**Exercise objective**
Bring together all lines of the material below that contain the string "this".

**Supplied data**

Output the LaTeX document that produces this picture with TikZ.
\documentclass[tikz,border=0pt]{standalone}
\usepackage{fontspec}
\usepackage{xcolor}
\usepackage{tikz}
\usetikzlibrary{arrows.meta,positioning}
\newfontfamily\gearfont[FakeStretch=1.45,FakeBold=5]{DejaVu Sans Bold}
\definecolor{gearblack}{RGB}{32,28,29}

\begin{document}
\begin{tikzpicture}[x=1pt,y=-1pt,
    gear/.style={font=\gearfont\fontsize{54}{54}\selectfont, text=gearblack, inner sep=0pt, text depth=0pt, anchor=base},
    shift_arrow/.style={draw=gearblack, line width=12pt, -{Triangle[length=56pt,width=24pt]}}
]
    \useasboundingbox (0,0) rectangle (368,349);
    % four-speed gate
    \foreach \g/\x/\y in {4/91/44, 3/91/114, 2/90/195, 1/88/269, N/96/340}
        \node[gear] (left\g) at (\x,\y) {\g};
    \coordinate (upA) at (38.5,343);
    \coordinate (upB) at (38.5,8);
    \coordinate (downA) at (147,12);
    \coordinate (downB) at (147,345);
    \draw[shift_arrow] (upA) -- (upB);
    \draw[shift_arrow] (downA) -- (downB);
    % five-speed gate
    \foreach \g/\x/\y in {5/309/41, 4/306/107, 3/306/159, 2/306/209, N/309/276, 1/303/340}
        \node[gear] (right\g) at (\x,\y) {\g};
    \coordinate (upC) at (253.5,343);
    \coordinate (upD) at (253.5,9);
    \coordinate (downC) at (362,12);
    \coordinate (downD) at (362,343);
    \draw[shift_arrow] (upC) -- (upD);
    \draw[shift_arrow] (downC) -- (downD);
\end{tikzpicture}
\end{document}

==

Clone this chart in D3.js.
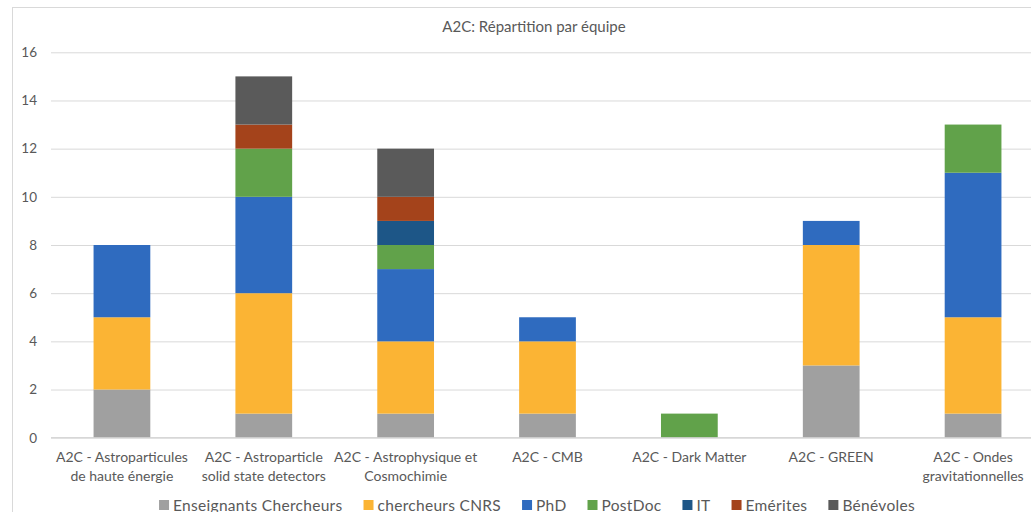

**Exercise solution**
Output the LaTeX document that produces this picture with TikZ.
Clone this chart in D3.js.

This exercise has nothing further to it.